— RECORDS TO PROCESS —
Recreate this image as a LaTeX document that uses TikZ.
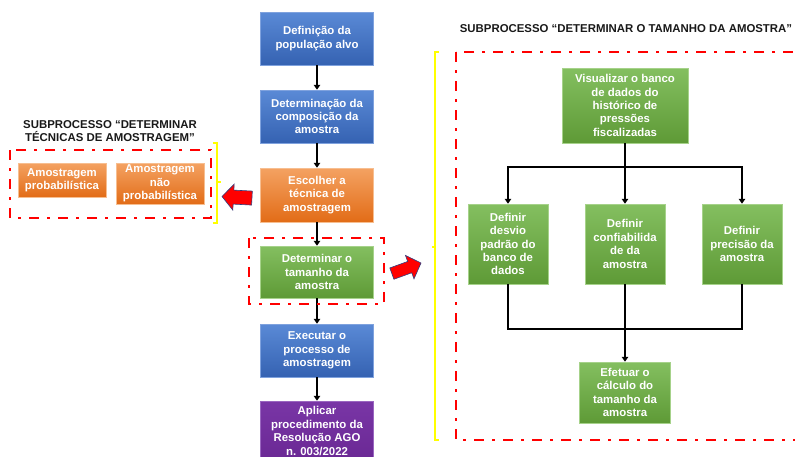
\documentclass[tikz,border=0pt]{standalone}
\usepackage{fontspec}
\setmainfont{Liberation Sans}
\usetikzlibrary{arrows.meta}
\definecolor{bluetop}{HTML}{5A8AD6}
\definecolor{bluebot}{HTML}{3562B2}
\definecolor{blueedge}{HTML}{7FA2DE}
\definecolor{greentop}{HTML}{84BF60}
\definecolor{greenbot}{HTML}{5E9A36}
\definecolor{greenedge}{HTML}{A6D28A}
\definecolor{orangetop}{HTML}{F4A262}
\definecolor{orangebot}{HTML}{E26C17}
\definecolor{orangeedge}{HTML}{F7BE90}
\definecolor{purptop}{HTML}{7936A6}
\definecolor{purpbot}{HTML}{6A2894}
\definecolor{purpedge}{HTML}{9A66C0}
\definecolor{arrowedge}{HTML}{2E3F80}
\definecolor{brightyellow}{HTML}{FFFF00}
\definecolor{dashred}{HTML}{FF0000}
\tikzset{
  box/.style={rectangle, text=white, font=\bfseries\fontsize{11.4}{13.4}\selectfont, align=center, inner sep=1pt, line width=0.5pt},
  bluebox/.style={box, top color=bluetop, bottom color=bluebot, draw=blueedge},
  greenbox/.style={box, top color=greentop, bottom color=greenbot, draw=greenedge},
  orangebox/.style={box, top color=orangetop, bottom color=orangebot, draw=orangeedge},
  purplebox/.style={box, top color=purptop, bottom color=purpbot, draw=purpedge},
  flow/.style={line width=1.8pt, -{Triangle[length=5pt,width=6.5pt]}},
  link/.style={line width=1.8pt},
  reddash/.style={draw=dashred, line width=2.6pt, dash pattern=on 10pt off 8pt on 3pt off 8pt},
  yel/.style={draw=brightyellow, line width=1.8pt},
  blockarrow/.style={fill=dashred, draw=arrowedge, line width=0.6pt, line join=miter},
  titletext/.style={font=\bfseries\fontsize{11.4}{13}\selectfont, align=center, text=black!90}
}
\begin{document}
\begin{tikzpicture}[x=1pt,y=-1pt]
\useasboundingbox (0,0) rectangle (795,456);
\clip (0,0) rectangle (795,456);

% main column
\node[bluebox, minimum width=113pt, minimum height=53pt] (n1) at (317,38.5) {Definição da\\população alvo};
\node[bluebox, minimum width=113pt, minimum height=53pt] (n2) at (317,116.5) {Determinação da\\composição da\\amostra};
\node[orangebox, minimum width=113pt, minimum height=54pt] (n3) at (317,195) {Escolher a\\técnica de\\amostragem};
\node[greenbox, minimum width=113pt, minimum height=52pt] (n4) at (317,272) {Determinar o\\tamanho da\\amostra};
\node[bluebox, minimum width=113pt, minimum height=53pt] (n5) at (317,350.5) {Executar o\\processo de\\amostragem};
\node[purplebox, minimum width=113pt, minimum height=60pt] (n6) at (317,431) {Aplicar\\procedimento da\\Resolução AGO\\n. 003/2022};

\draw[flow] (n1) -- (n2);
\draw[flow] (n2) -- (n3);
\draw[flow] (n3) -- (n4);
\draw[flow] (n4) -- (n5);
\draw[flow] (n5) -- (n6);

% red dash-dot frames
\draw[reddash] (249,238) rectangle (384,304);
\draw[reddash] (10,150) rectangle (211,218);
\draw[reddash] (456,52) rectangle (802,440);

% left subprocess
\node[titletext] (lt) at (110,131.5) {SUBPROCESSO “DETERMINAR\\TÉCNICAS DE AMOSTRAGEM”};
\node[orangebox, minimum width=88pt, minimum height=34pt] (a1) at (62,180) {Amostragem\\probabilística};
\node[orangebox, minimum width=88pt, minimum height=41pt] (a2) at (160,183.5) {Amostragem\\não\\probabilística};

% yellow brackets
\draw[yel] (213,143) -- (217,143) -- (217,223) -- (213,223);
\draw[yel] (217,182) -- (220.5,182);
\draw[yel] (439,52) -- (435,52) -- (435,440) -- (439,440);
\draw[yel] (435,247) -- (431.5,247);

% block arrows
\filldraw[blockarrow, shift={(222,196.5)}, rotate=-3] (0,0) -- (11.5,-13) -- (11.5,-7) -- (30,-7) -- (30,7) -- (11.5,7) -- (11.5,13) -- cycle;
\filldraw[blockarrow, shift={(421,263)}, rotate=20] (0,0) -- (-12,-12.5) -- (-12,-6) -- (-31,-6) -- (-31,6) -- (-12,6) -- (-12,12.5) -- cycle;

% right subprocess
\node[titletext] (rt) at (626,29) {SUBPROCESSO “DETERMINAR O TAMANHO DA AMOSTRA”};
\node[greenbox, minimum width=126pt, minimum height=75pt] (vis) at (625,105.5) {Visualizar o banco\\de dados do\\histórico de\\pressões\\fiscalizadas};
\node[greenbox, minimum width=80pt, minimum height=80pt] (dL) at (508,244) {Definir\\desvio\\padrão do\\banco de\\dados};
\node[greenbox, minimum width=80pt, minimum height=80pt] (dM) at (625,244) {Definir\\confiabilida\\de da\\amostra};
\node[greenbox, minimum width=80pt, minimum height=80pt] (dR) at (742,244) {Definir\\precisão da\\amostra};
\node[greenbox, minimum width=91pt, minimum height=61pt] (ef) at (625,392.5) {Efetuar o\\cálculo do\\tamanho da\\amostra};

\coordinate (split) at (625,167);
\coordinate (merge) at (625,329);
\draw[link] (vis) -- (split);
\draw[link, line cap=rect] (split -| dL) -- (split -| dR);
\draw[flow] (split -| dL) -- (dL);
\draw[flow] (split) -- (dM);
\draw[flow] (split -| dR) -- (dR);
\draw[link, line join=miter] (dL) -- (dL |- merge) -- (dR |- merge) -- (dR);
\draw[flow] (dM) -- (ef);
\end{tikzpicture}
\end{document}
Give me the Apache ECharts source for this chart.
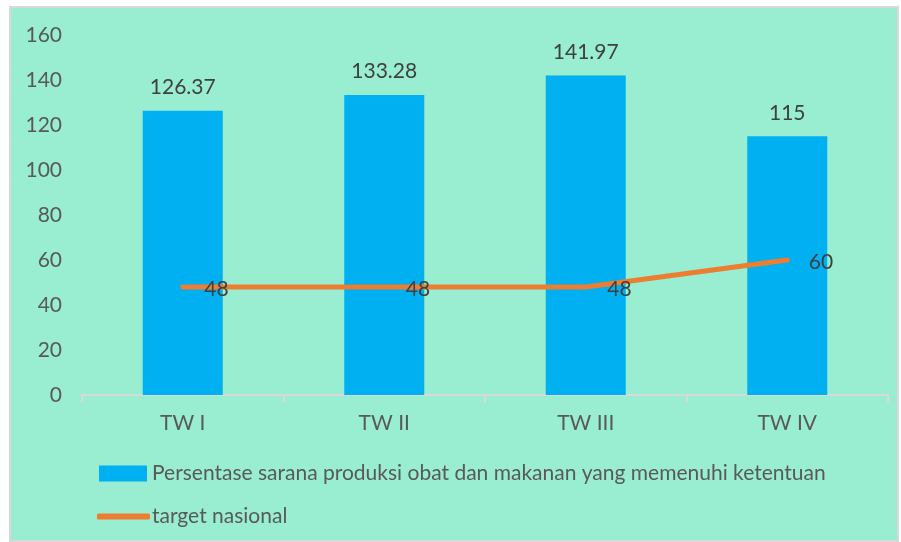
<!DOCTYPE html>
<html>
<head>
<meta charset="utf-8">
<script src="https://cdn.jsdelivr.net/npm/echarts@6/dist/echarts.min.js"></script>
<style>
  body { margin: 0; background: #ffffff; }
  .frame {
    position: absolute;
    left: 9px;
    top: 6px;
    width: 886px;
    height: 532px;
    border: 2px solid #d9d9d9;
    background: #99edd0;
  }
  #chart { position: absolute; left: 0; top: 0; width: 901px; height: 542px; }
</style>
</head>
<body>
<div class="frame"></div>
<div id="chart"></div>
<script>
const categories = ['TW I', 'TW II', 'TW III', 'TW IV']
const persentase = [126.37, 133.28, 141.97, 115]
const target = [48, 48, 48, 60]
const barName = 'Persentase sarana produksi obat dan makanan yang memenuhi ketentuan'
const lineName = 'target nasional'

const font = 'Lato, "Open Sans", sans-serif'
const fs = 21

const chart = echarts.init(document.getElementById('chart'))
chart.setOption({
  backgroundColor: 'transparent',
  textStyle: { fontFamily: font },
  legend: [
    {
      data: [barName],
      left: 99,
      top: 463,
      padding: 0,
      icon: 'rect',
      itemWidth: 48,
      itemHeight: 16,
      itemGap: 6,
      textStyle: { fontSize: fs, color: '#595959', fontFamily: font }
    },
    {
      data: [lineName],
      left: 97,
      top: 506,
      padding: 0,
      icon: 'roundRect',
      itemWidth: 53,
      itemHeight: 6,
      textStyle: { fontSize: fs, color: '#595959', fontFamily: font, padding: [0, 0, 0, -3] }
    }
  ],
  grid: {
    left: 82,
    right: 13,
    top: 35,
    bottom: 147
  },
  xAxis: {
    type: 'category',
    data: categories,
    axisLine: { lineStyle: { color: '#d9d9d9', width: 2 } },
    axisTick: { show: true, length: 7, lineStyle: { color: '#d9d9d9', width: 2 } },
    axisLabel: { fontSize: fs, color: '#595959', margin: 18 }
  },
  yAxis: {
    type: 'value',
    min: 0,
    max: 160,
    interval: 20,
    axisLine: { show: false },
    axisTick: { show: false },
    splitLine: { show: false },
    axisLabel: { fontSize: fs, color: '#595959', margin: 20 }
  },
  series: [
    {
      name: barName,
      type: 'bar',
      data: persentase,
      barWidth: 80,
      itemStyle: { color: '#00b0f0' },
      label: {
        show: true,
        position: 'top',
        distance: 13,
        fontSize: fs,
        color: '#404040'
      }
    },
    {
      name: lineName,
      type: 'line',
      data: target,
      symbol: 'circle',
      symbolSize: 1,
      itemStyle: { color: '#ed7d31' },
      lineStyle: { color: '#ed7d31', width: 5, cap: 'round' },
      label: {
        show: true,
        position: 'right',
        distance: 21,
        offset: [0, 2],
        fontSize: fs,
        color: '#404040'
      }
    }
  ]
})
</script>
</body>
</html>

— PROBLEM TO SOLVE —
Out of the records above, set down only the lines from the one that contains "Give me the" through the one that contains "const fs = 21", unchanged and without the pictures.

— RESULT OF THIS TASK —
Give me the Apache ECharts source for this chart.
<!DOCTYPE html>
<html>
<head>
<meta charset="utf-8">
<script src="https://cdn.jsdelivr.net/npm/echarts@6/dist/echarts.min.js"></script>
<style>
  body { margin: 0; background: #ffffff; }
  .frame {
    position: absolute;
    left: 9px;
    top: 6px;
    width: 886px;
    height: 532px;
    border: 2px solid #d9d9d9;
    background: #99edd0;
  }
  #chart { position: absolute; left: 0; top: 0; width: 901px; height: 542px; }
</style>
</head>
<body>
<div class="frame"></div>
<div id="chart"></div>
<script>
const categories = ['TW I', 'TW II', 'TW III', 'TW IV']
const persentase = [126.37, 133.28, 141.97, 115]
const target = [48, 48, 48, 60]
const barName = 'Persentase sarana produksi obat dan makanan yang memenuhi ketentuan'
const lineName = 'target nasional'

const font = 'Lato, "Open Sans", sans-serif'
const fs = 21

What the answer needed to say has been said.